There are three pillars to Australia’s retirement income policy: the age pension, compulsory super, and voluntary retirement savings.
The current review is also considering home ownership as an important part of the retirement system. And that’s a good thing, because CoreData research shows that home ownership is an important driver of retirement satisfaction.
At a time when the super industry is processing billions of dollars of early-release payments to members, reducing their future balances, it’s important to consider the bigger picture.
And the bigger picture is that there are more important things in retirement than having a high super balance. In the real world, retirement outcomes are about more than money.
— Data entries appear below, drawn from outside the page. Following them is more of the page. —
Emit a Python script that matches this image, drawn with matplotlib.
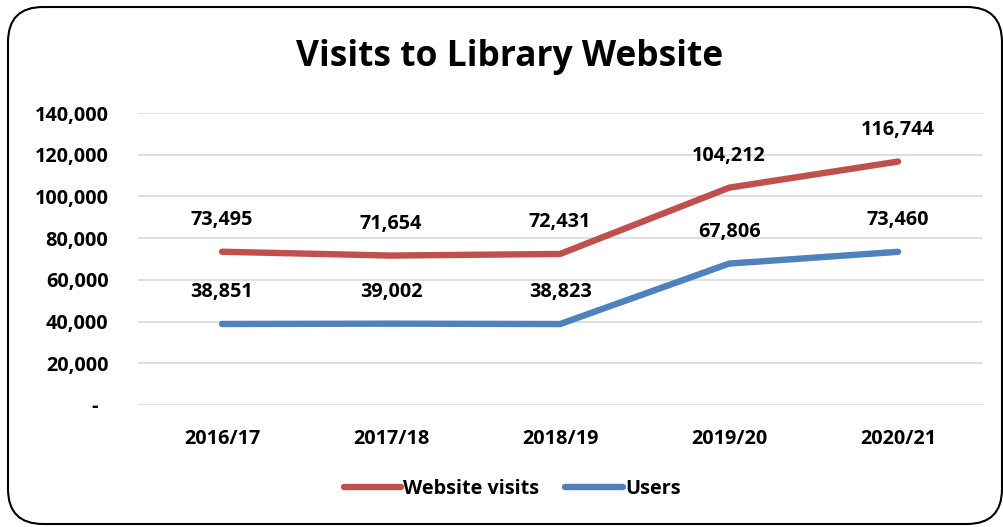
import matplotlib.pyplot as plt
from matplotlib.patches import FancyBboxPatch
from matplotlib.ticker import FuncFormatter

years = ['2016/17', '2017/18', '2018/19', '2019/20', '2020/21']
website_visits = [73495, 71654, 72431, 104212, 116744]
users = [38851, 39002, 38823, 67806, 73460]

plt.rcParams['font.family'] = ['Open Sans', 'DejaVu Sans']

red = '#C0504D'
blue = '#4F81BD'
fs = 14.3

fig = plt.figure(figsize=(10.04, 5.27), dpi=100)
ax = fig.add_axes([0.137, 0.2315, 0.8417, 0.554])

x = range(len(years))
ax.plot(x, website_visits, color=red, lw=4.6, solid_capstyle='round',
        solid_joinstyle='round', label='Website visits')
ax.plot(x, users, color=blue, lw=4.6, solid_capstyle='round',
        solid_joinstyle='round', label='Users')

for xi, v in zip(x, website_visits):
    ax.annotate(f'{v:,}', (xi, v), xytext=(0, 23), textcoords='offset points',
                ha='center', va='center', fontsize=fs, fontweight='bold')
for xi, v in zip(x, users):
    ax.annotate(f'{v:,}', (xi, v), xytext=(0, 23), textcoords='offset points',
                ha='center', va='center', fontsize=fs, fontweight='bold')

ax.set_xlim(-0.5, len(years) - 0.5)
ax.set_ylim(0, 140000)
ax.set_yticks(range(0, 140001, 20000))
ax.yaxis.set_major_formatter(FuncFormatter(lambda v, p: '-  ' if v == 0 else f'{int(v):,}'))
ax.set_xticks(list(x))
ax.set_xticklabels(years)
ax.tick_params(axis='both', length=0, labelsize=fs)
ax.tick_params(axis='y', pad=21)
ax.tick_params(axis='x', pad=17)
for lbl in ax.get_xticklabels() + ax.get_yticklabels():
    lbl.set_fontweight('bold')

ax.grid(axis='y', color='#D9D9D9', lw=1.2)
ax.set_axisbelow(True)
for s in ax.spines.values():
    s.set_visible(False)

fig.text(0.508, 1 - 57 / 527, 'Visits to Library Website', ha='center', va='center',
         fontsize=25.5, fontweight='bold')

leg = fig.legend(loc='center', bbox_to_anchor=(0.51, 1 - 489 / 527), ncol=2,
                 frameon=False, fontsize=fs, handlelength=2.9, handletextpad=0.1,
                 columnspacing=1.3)
for t in leg.get_texts():
    t.set_fontweight('bold')

border = FancyBboxPatch((8 / 1004, 3 / 527), 994 / 1004, 517 / 527,
                        boxstyle='round,pad=0,rounding_size=0.035',
                        transform=fig.transFigure, fill=False, ec='black', lw=1.5,
                        mutation_aspect=1004 / 527)
fig.patches.append(border)

fig.savefig('out.png', dpi=100)
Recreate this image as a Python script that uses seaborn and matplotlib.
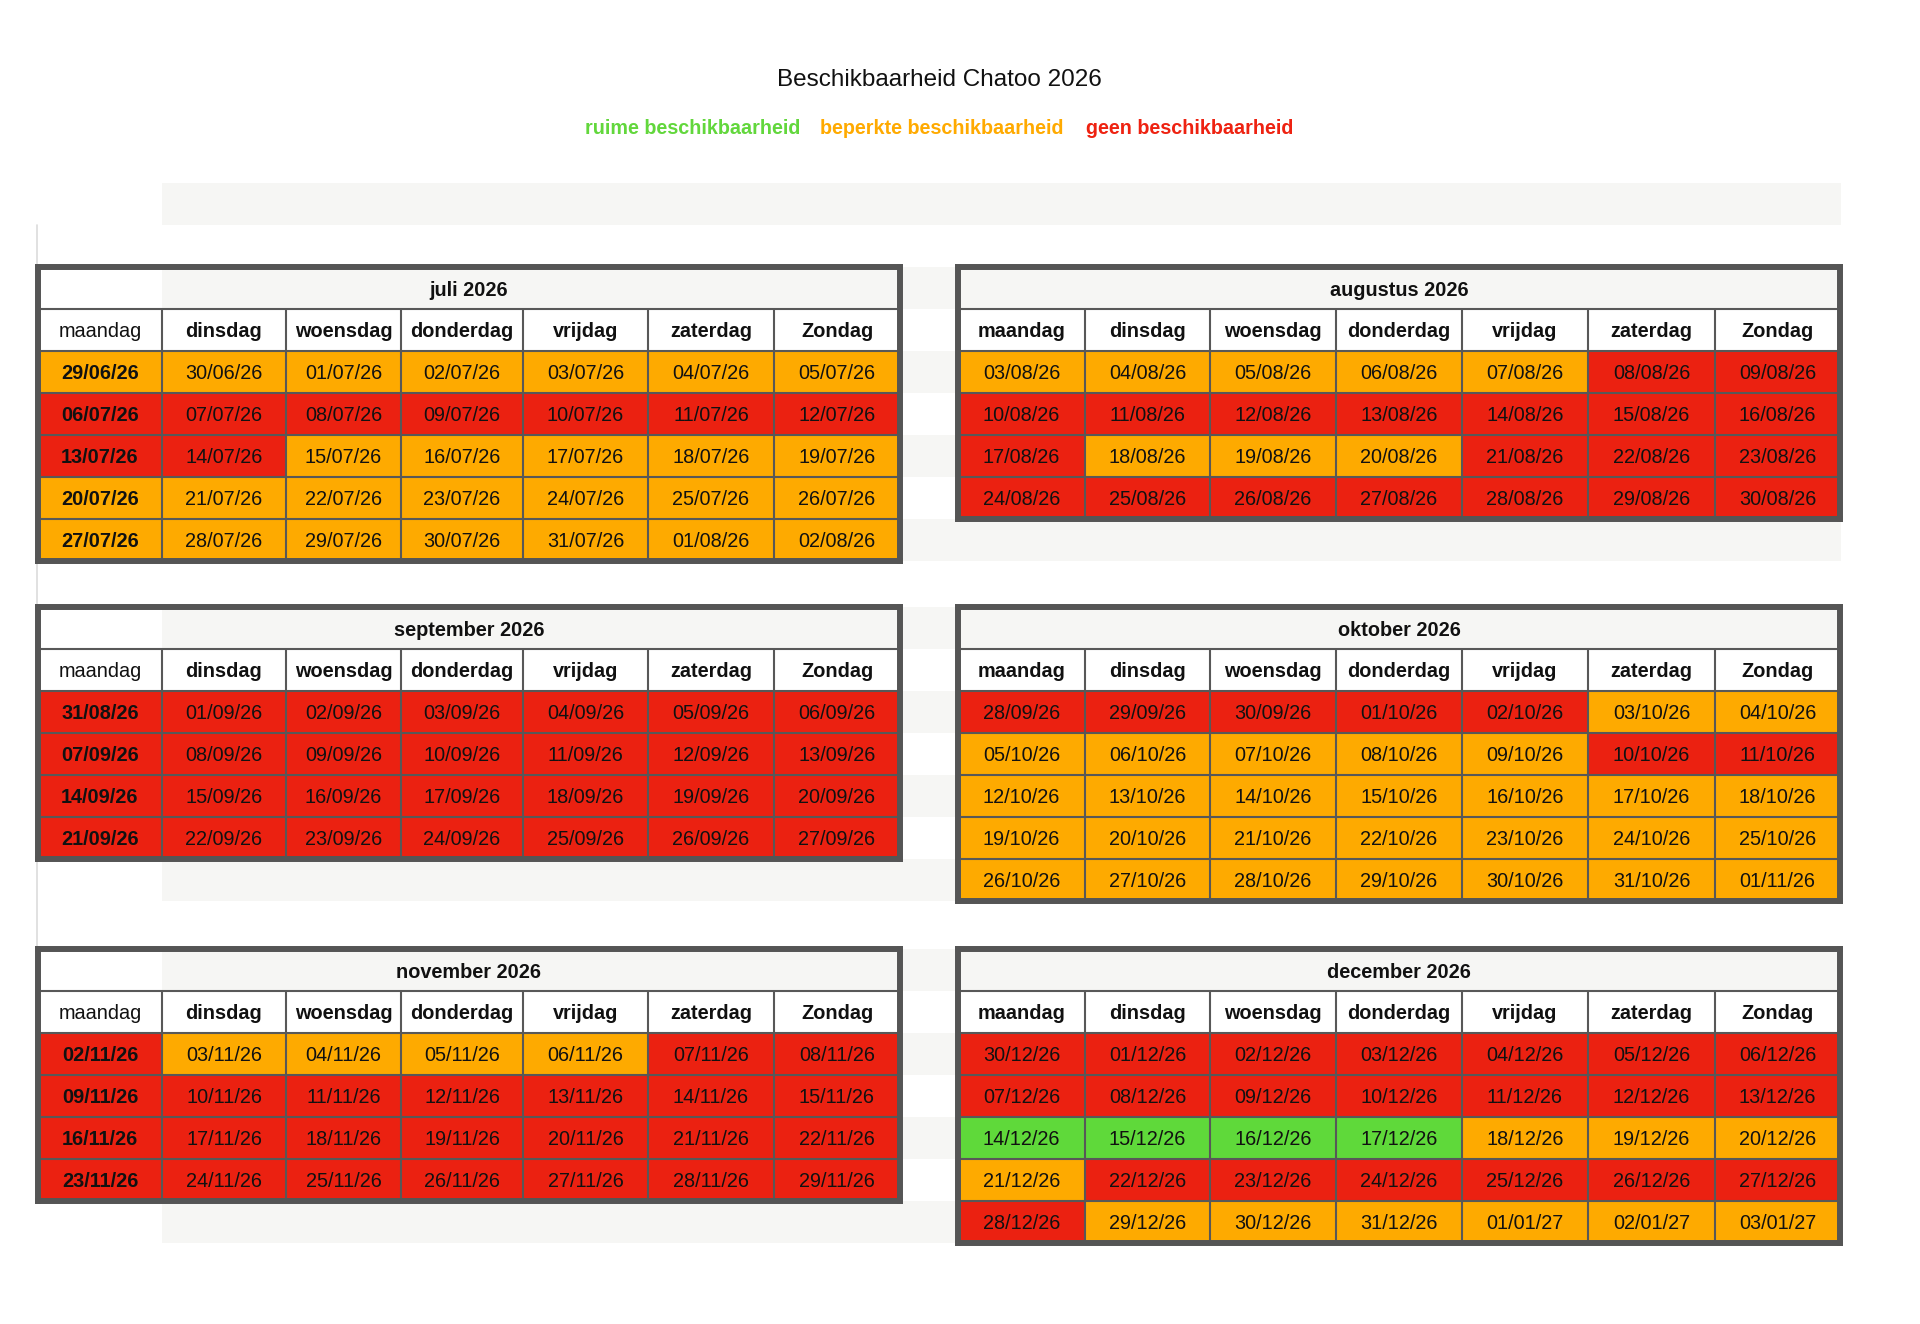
import numpy as np
import pandas as pd
import matplotlib
matplotlib.use("Agg")
import matplotlib.pyplot as plt
from matplotlib.colors import ListedColormap
from matplotlib.patches import Rectangle
from matplotlib.transforms import blended_transform_factory
import seaborn as sns
from datetime import date, timedelta

# ---------------- data ----------------
TITLE = "Beschikbaarheid Chatoo 2026"
LEGEND_LABELS = ["ruime beschikbaarheid", "beperkte beschikbaarheid", "geen beschikbaarheid"]
WEEKDAYS = ["maandag", "dinsdag", "woensdag", "donderdag", "vrijdag", "zaterdag", "Zondag"]
MONTHS = ["juli 2026", "augustus 2026", "september 2026",
          "oktober 2026", "november 2026", "december 2026"]
FIRST_MONDAYS = ["2026-06-29", "2026-08-03", "2026-08-31",
                 "2026-09-28", "2026-11-02", "2026-11-30"]
# labels exactly as printed in the source (first Monday of december is written 30/12/26)
LABEL_FIXES = {("december 2026", 0, 0): "30/12/26"}

# G = ruime, O = beperkte, R = geen beschikbaarheid
STATUS_JULI = ["OOOOOOO", "RRRRRRR", "RROOOOO", "OOOOOOO", "OOOOOOO"]
STATUS_AUGUSTUS = ["OOOOORR", "RRRRRRR", "ROOORRR", "RRRRRRR"]
STATUS_SEPTEMBER = ["RRRRRRR", "RRRRRRR", "RRRRRRR", "RRRRRRR"]
STATUS_OKTOBER = ["RRRRROO", "OOOOORR", "OOOOOOO", "OOOOOOO", "OOOOOOO"]
STATUS_NOVEMBER = ["ROOOORR", "RRRRRRR", "RRRRRRR", "RRRRRRR"]
STATUS_DECEMBER = ["RRRRRRR", "RRRRRRR", "GGGGOOO", "ORRRRRR", "ROOOOOO"]
STATUSES = [STATUS_JULI, STATUS_AUGUSTUS, STATUS_SEPTEMBER,
            STATUS_OKTOBER, STATUS_NOVEMBER, STATUS_DECEMBER]

# ---------------- style ----------------
WHITE = "#FFFFFF"
STRIPE = "#F6F6F4"
GREEN = "#5FD93A"
ORANGE = "#FEAA00"
RED = "#EB2111"
LINE = "#585858"
BORDER = "#555555"
LEGEND_COLORS = ["#62D73C", "#FFAA00", "#EE2211"]
CODE = {"G": 2, "O": 3, "R": 4}

sns.set_style("white")
plt.rcParams["font.family"] = ["Liberation Sans", "DejaVu Sans"]

W, H = 1920, 1324
ROW_H = 42
LEFT_EDGES = [38, 162, 286, 401, 523, 648, 774, 900]
RIGHT_EDGES = [958, 1085, 1210, 1336, 1462, 1588, 1715, 1840]
SECTION_TOP = [267, 607, 949]
STRIPE_X0, STRIPE_X1 = 162, 1841
LEGEND_X = [693, 942, 1190]

fig = plt.figure(figsize=(W / 100, H / 100), dpi=100)
fig.patch.set_facecolor("white")

bg = fig.add_axes([0, 0, 1, 1], zorder=0)
bg.set_xlim(0, W)
bg.set_ylim(H, 0)
bg.axis("off")

# spreadsheet background stripes
bg.add_patch(Rectangle((STRIPE_X0, SECTION_TOP[0] - 2 * ROW_H), STRIPE_X1 - STRIPE_X0, ROW_H,
                       facecolor=STRIPE, lw=0))
for T in SECTION_TOP:
    for k in (0, 2, 4, 6):
        bg.add_patch(Rectangle((STRIPE_X0, T + k * ROW_H), STRIPE_X1 - STRIPE_X0, ROW_H,
                               facecolor=STRIPE, lw=0))
bg.plot([37, 37], [SECTION_TOP[0] - ROW_H, SECTION_TOP[2]],
        color="#DCDCDC", lw=1.2)

bg.text(939, 80, TITLE, ha="center", va="center", fontsize=17.5, color="#111111")
for lab, colr, cx in zip(LEGEND_LABELS, LEGEND_COLORS, LEGEND_X):
    bg.text(cx, 128, lab, ha="center", va="center", fontsize=14.2,
            fontweight="bold", color=colr)

cmap = ListedColormap([WHITE, STRIPE, GREEN, ORANGE, RED])

for i, (month, status, monday) in enumerate(zip(MONTHS, STATUSES, FIRST_MONDAYS)):
    is_left = (i % 2 == 0)
    edges = LEFT_EDGES if is_left else RIGHT_EDGES
    top = SECTION_TOP[i // 2]
    nweeks = len(status)
    nrows = nweeks + 2

    codes = np.zeros((nrows, 7))
    codes[0, :] = 1
    if is_left:
        codes[0, 0] = 0
    for w, s in enumerate(status):
        codes[w + 2] = [CODE[c] for c in s]

    labels = np.full((nrows, 7), "", dtype=object)
    labels[1] = WEEKDAYS
    start = date.fromisoformat(monday)
    for w in range(nweeks):
        for d in range(7):
            lab = (start + timedelta(days=7 * w + d)).strftime("%d/%m/%y")
            labels[w + 2, d] = LABEL_FIXES.get((month, w, d), lab)

    x0, x1 = edges[0], edges[-1]
    y0, y1 = top, top + nrows * ROW_H
    ax = fig.add_axes([x0 / W, 1 - y1 / H, (x1 - x0) / W, (y1 - y0) / H], zorder=2)
    sns.heatmap(pd.DataFrame(codes), ax=ax, cmap=cmap, vmin=-0.5, vmax=4.5,
                cbar=False, annot=labels, fmt="", linewidths=0,
                xticklabels=False, yticklabels=False,
                annot_kws={"color": "black", "fontsize": 14.3})

    # piecewise-linear column widths
    e = np.array(edges, float)
    idx = np.r_[-1000.0, np.arange(8.0), 1007.0]
    ee = np.r_[e[0] - 1000 * (e[1] - e[0]), e, e[-1] + 1000 * (e[-1] - e[-2])]
    ax.set_xscale("function", functions=(lambda x, idx=idx, ee=ee: np.interp(x, idx, ee),
                                         lambda x, idx=idx, ee=ee: np.interp(x, ee, idx)))
    ax.set_xlim(0, 7)
    ax.set_ylim(nrows, 0)
    ax.set_xticks([])
    ax.set_yticks([])
    ax.set_xlabel("")
    ax.set_ylabel("")

    # font weights
    for t in ax.texts:
        px, py = t.get_position()
        col, row = int(px), int(py)
        if row == 1:
            bold = not (is_left and col == 0)
        else:
            bold = is_left and col == 0
        t.set_fontweight("bold" if bold else "normal")
        t.set_color("#111111")
        t.set_position((px, py + 0.04))

    # grid lines
    ax.hlines(np.arange(1, nrows), 0, 7, colors=LINE, lw=1.5)
    ax.vlines(np.arange(1, 7), 1, nrows, colors=LINE, lw=1.5)
    for sp in ax.spines.values():
        sp.set_visible(True)
        sp.set_linewidth(4.3)
        sp.set_color(BORDER)

    ax.text(0.5, 0.57, month, ha="center", va="center", fontsize=14.3,
            fontweight="bold", color="#111111",
            transform=blended_transform_factory(ax.transAxes, ax.transData))

fig.savefig("out.png", dpi=100, facecolor="white")
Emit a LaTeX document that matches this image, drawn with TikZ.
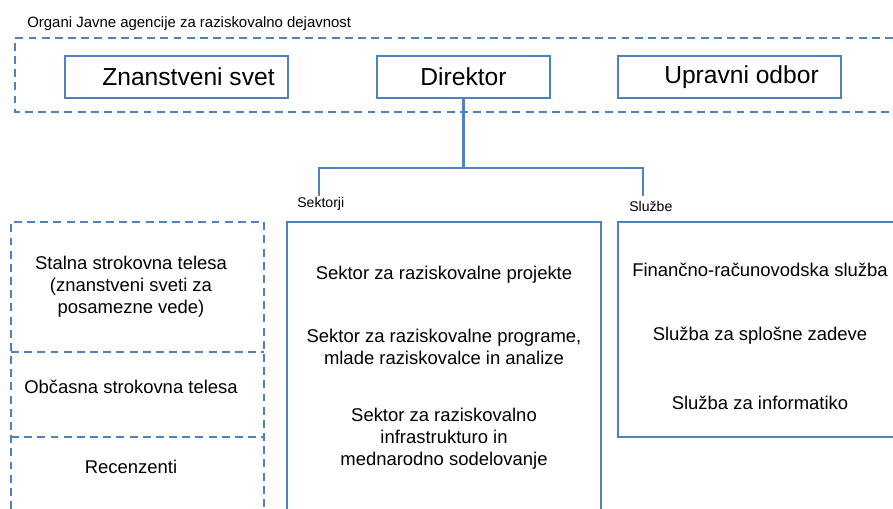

In fact, when we define retirement success as members feeling prepared, confident and satisfied, we see that home ownership is one of the most important statistical drivers of a member’s retirement outcomes.
Our Best Possible Retirement Index provides a standardised measure of retirement satisfaction. It provides insight into what’s really important to Australians.
The index produces a score from zero to 100. The mean score is around 50, with 100 being perfect retirement satisfaction, and zero being the absolute worst-case scenario.
In these charts we can see the positive impact of home ownership on retirement outcomes.
The retirement outcomes are measured using our Best Possible Retirement Index. The higher the score the better the outcomes.
When we compare the blue bars, we see that retirees who own a property have much higher retirement satisfaction.
People who own their home with no mortgage left to pay scored 62.8 on the retirement satisfaction scale. Those who still have a mortgage score just 49.4, while those who don’t have a property at all score a measly 37.
A similar story emerges for pre-retirees, depicted by the orange bars.
Pre-retirees who own their home feel much better prepared and more confident than those who don’t.
Pre-retirees who own their home with no mortgage left to pay score 61.4 on the retirement outcomes scale. Those who still have a mortgage score 50.8, while those pre-retirees who don’t have a property at all are comparatively miserable. They score just 41.3.
The data is clear. Home ownership is an important contributor to a successful retirement. It’s an important fourth pillar of the retirement system.
At a time when home ownership for younger generations appears out of reach, perhaps early access to super is not the biggest issue.